Roughly speaking, a 2.5" platter gives a ring with inner diameter 1.25", outer diameter 2.5" of usable space. The area is thus PI x ((2.5/2)^2-(1.25/2)^2) ~= 3.7 sq in.
For a 3.5" disk this increases to 7.2 sq in per platter-side.
So each 2.5" platter should be able to fit 3.7 x 17 = 63 GB per side at current densities, increasing to 3.7 TB ultimately.
A 5 platter 3.5" drive using both sides should yield 5 (platters) * 2 (sides) * 7.2 (sq in / side) * 1 (TB/sq in) = 72 TB.
Title
Jesus.
Guys... You know that there's more than 1sq/in on a drive. You know that the stated (new density) is 1TB/sqin. So don't tell me that the capacity will be 16GB.
Also. Brett. Mate. I think you just multiplied the current density, by the area, to get current capacity. I like your thinking though. So lets try again
density * area = capacity
1 (TB per sq in) * 3.8 (sq in) = 3.8 TB. Better I think.
Now - for a multi-platter, multi side arrangement, we might expect four times that.
So what was the capacity?
I may just be being dense, but I'm still waiting for a figure, e.g. If they released a 3.5" IDE drive (for example's sake) at 13nm, you could store 84TB on your computer, etc.
Am I being dense or is there a figure like that?
Another advantage not mentioned
Because the magnetic domains are regularly arranged and all very close to the same size, magnetization is more quantized. In traditional drives, magnetic domains vary in size, and so the net magnetization per unit area can be quite variable, resulting in readout noise, which limits density.
Carnegie Mellon University, I believe with funding from IBM mostly, is working on a similar technology to this one, using magnetic nanoparticles, rather than nano-holes. Both are promising.
Current capacity (lots of math)
1 Inches (in) = 25400000 Nanometers (nm)
so... 1 square inch is 645160000000000 square nm
so now divide that by capacity they're shooting for (1TB - which is 1 followed by a bunch of zeros as far as the hard drive companies are concerned)
so... 645160000000000 / 1000000000000 = 645.16 square nm
now take the square root to find the length that the 13nm pits take up.

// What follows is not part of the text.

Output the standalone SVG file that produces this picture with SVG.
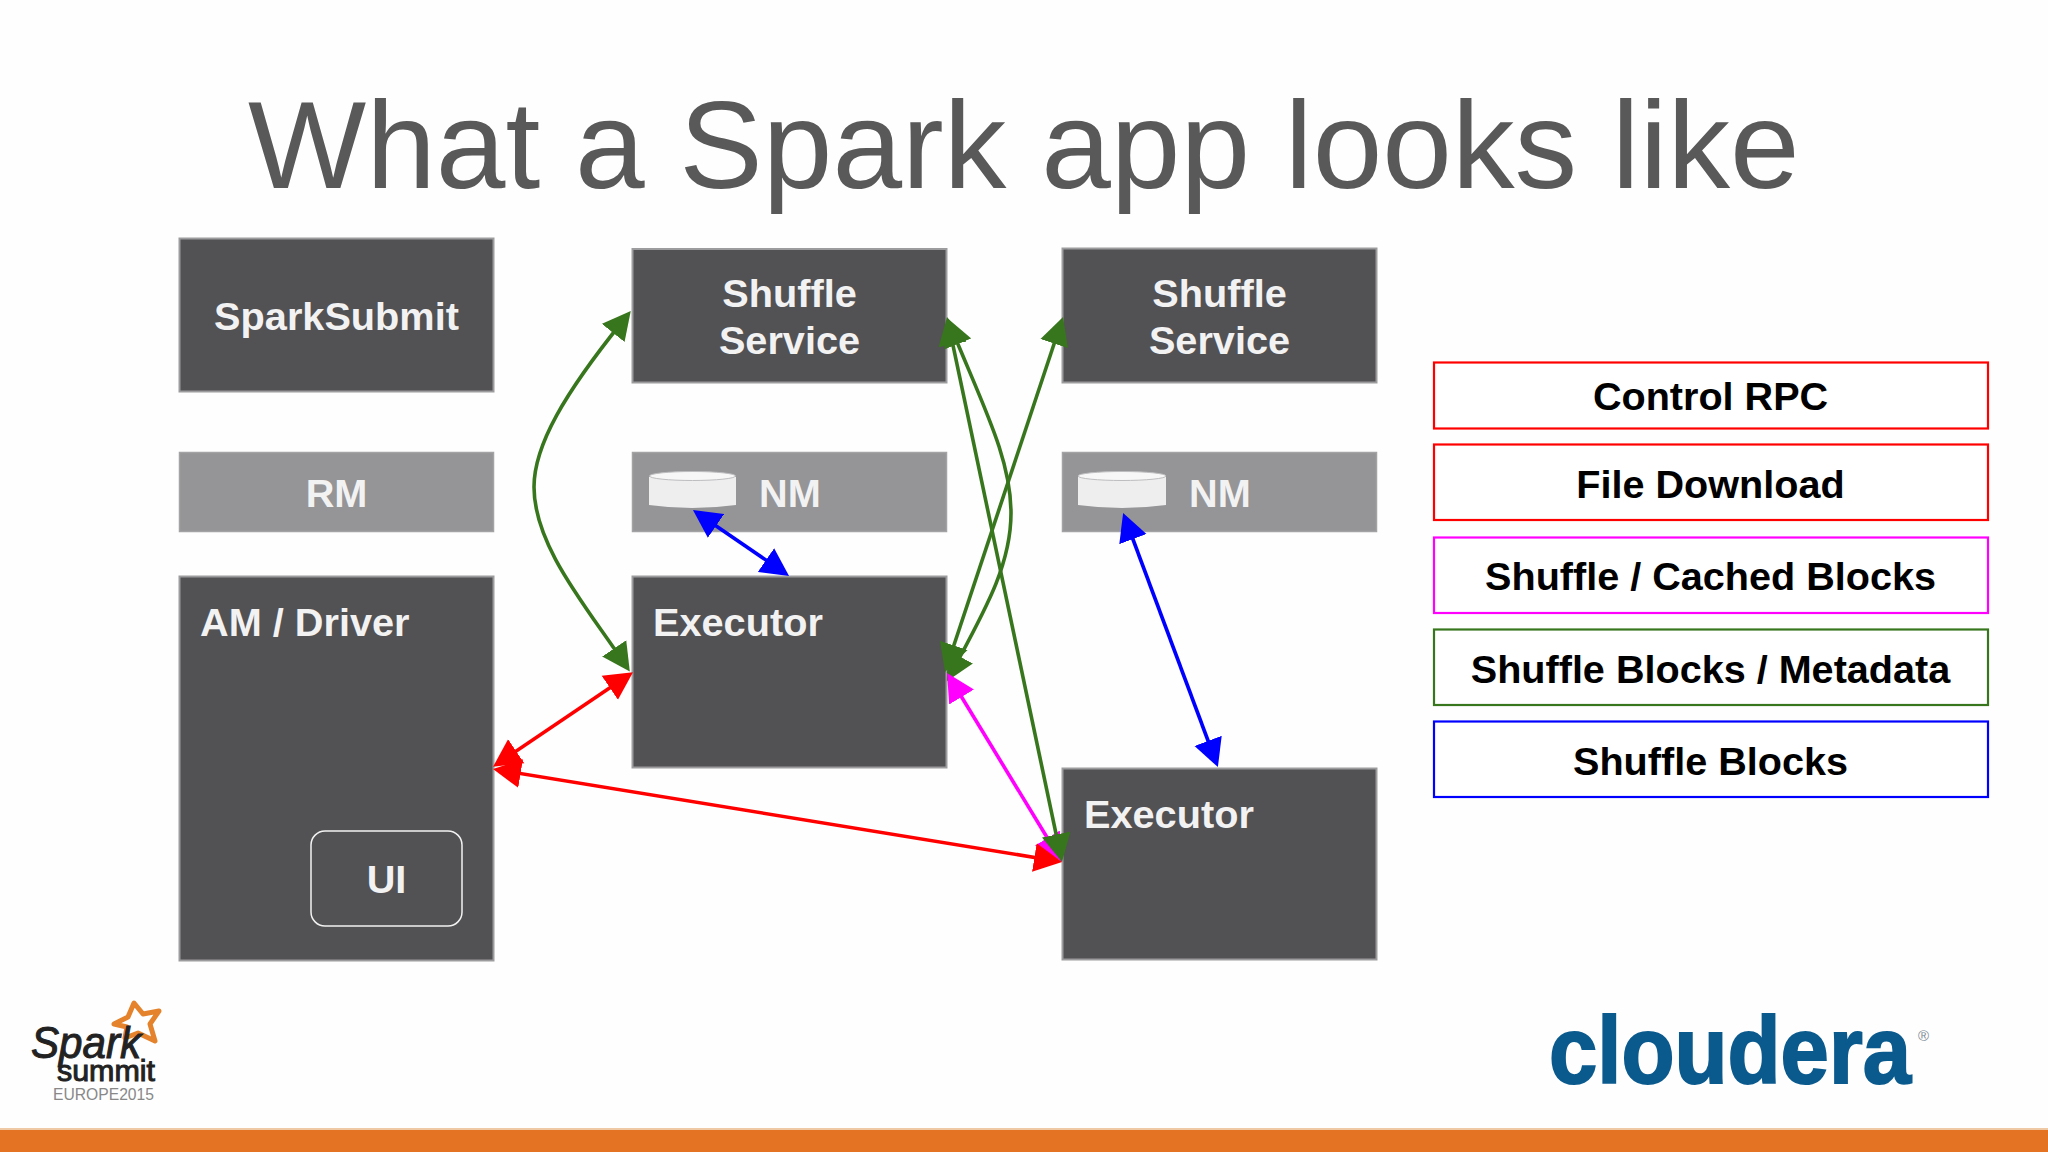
<svg xmlns="http://www.w3.org/2000/svg" width="2048" height="1152" viewBox="0 0 2048 1152">
<style>
text{font-family:"Liberation Sans",Arial,sans-serif}
.box{fill:#525153;stroke:#9c9b9d;stroke-width:2}
.lite{fill:#959496;stroke:#a3a2a4;stroke-width:1.500}
.t{font-size:39.700px;font-weight:700;fill:#f2f2f3}
.m{text-anchor:middle}
.leg{fill:#fff;stroke-width:2.200}
.lt{font-size:39.600px;font-weight:700;fill:#000;text-anchor:middle}
.c{fill:none;stroke-width:3.600}
.disk{fill:#eeeeef}
.disktop{fill:#f7f7f8;stroke:#bdbcbe;stroke-width:1}
</style>
<defs>
<marker id="hb" markerUnits="userSpaceOnUse" markerWidth="30" markerHeight="30" refX="14" refY="15" orient="auto-start-reverse" viewBox="0 0 30 30"><path d="M0,0.500L28,15L0,29.500z" fill="#0000ff"/></marker>
<marker id="hr" markerUnits="userSpaceOnUse" markerWidth="30" markerHeight="30" refX="14" refY="15" orient="auto-start-reverse" viewBox="0 0 30 30"><path d="M0,0.500L28,15L0,29.500z" fill="#ff0000"/></marker>
<marker id="hm" markerUnits="userSpaceOnUse" markerWidth="30" markerHeight="30" refX="14" refY="15" orient="auto-start-reverse" viewBox="0 0 30 30"><path d="M0,0.500L28,15L0,29.500z" fill="#ff00ff"/></marker>
<marker id="hg" markerUnits="userSpaceOnUse" markerWidth="30" markerHeight="30" refX="14" refY="15" orient="auto-start-reverse" viewBox="0 0 30 30"><path d="M0,0.500L28,15L0,29.500z" fill="#38761d"/></marker>
</defs>
<rect width="2048" height="1152" fill="#fefefe"/>
<rect y="1130" width="2048" height="22" fill="#e57324"/>
<rect y="1128" width="2048" height="2" fill="#efc9a5"/>
<text x="248" y="188" font-size="125.200" fill="#595959">What a Spark app looks like</text>

<g id="spark-submit"><rect class="box" x="179.500" y="238.500" width="314" height="153"/><text class="t m" x="336.500" y="329.500">SparkSubmit</text></g>
<g id="shuffle-service-1"><rect class="box" x="632.500" y="249" width="314" height="133.500"/><text class="t m" x="789.500" y="307">Shuffle</text><text class="t m" x="789.500" y="354">Service</text></g>
<g id="shuffle-service-2"><rect class="box" x="1062.500" y="248.500" width="314" height="134"/><text class="t m" x="1219.500" y="307">Shuffle</text><text class="t m" x="1219.500" y="354">Service</text></g>
<g id="rm"><rect class="lite" x="179.500" y="452.500" width="314" height="79"/><text class="t m" x="336.500" y="507">RM</text></g>
<g id="nm-1"><rect class="lite" x="632.500" y="452.500" width="314" height="79"/>
<path class="disk" d="M649,477V505Q692,511 736,505V477z"/><ellipse class="disktop" cx="692.500" cy="476" rx="43" ry="4.500"/><text class="t" x="759" y="507">NM</text></g>
<g id="nm-2"><rect class="lite" x="1062.500" y="452.500" width="314" height="79"/>
<path class="disk" d="M1078,477V505Q1122,511 1166,505V477z"/><ellipse class="disktop" cx="1122" cy="476" rx="44" ry="4.500"/><text class="t" x="1189" y="507">NM</text></g>
<g id="am-driver"><rect class="box" x="179.500" y="576.500" width="314" height="384"/><text class="t" x="200" y="636">AM / Driver</text></g>
<g id="ui"><rect x="311" y="831" width="151" height="95" rx="14" fill="#525153" stroke="#f2f2f3" stroke-width="1.500"/><text class="t m" x="386.500" y="893">UI</text></g>
<g id="executor-1"><rect class="box" x="632.500" y="576.500" width="314" height="191"/><text class="t" x="653" y="636">Executor</text></g>
<g id="executor-2"><rect class="box" x="1062.500" y="768.500" width="314" height="191"/><text class="t" x="1084" y="828">Executor</text></g>

<g id="legend-control-rpc"><rect class="leg" x="1434" y="362.500" width="554" height="66" stroke="#ff0000"/><text class="lt" x="1710.500" y="410">Control RPC</text></g>
<g id="legend-file-download"><rect class="leg" x="1434" y="444.500" width="554" height="75.500" stroke="#ff0000"/><text class="lt" x="1710.500" y="497.500">File Download</text></g>
<g id="legend-shuffle-cached"><rect class="leg" x="1434" y="537.500" width="554" height="75.500" stroke="#ff00ff"/><text class="lt" x="1710.500" y="590">Shuffle / Cached Blocks</text></g>
<g id="legend-shuffle-metadata"><rect class="leg" x="1434" y="629.500" width="554" height="75.500" stroke="#38761d"/><text class="lt" x="1710.500" y="683">Shuffle Blocks / Metadata</text></g>
<g id="legend-shuffle-blocks"><rect class="leg" x="1434" y="721.500" width="554" height="75.500" stroke="#0000ff"/><text class="lt" x="1710.500" y="774.500">Shuffle Blocks</text></g>

<g id="connectors">
<path class="c" stroke="#38761d" marker-start="url(#hg)" marker-end="url(#hg)" d="M622,322C565,393 534,445 534,487C534,545 585,605 622,660"/>
<path class="c" stroke="#38761d" marker-start="url(#hg)" marker-end="url(#hg)" d="M1058.600,330.300L949.400,658.700"/>
<path class="c" stroke="#38761d" marker-start="url(#hg)" marker-end="url(#hg)" d="M952.500,331C985,410 1011,460 1011,513C1011,565 985,610 953.500,669"/>
<path class="c" stroke="#ff00ff" marker-start="url(#hm)" marker-end="url(#hm)" d="M954.300,685L1054.700,850"/>
<path class="c" stroke="#ff0000" marker-start="url(#hr)" marker-end="url(#hr)" d="M506.800,771.300L1048.200,859.700"/>
<path class="c" stroke="#38761d" marker-start="url(#hg)" marker-end="url(#hg)" d="M949.900,330.700L1059.100,848.300"/>
<path class="c" stroke="#ff0000" marker-start="url(#hr)" marker-end="url(#hr)" d="M621.400,680L504.600,759"/>
<path class="c" stroke="#0000ff" marker-start="url(#hb)" marker-end="url(#hb)" d="M704.500,518L777.500,568"/>
<path class="c" stroke="#0000ff" marker-start="url(#hb)" marker-end="url(#hb)" d="M1128,526L1213,754"/>
</g>

<path d="M134,1003L143,1014L159,1011L150,1024L155,1041L138,1033L125,1038L127,1027L114,1024L128,1017z" fill="#fff" stroke="#e5832c" stroke-width="5" stroke-linejoin="round"/>
<text x="31" y="1058" font-size="44" font-style="italic" fill="#222" stroke="#222" stroke-width="1" textLength="110" lengthAdjust="spacingAndGlyphs">Spark</text>
<text x="57" y="1081" font-size="30" fill="#222" stroke="#222" stroke-width="1" textLength="98" lengthAdjust="spacingAndGlyphs">summit</text>
<text x="53" y="1100" font-size="17" fill="#888" textLength="101" lengthAdjust="spacingAndGlyphs">EUROPE2015</text>
<text x="1549" y="1083" font-size="94" font-weight="700" fill="#0b5a8e" stroke="#0b5a8e" stroke-width="2" textLength="362" lengthAdjust="spacingAndGlyphs">cloudera</text>
<text x="1918" y="1041" font-size="15" fill="#7d8a95">®</text>
</svg>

this is 25.4nm (which is probably correct since the 13nm pits need some area around that isn't a pit to support the structure and provide that magnetic shielding)
now... do some algebra... 25.4 / 13 = N / 100
13 is the target, 100 is the current working prototype.
N is 195.384615... lots more decimal places... anyhoo...
square this...
we get this...
38175.147928994... again... lots more decimal places... now divide the nm area by this and we have the capacity in bytes.
645160000000000 / 38175.147928994... = 16900000000
16.9 GB. Far cry from 1 TB, but it's getting there.
and hopefully I didn't miss copying a zero somewhere.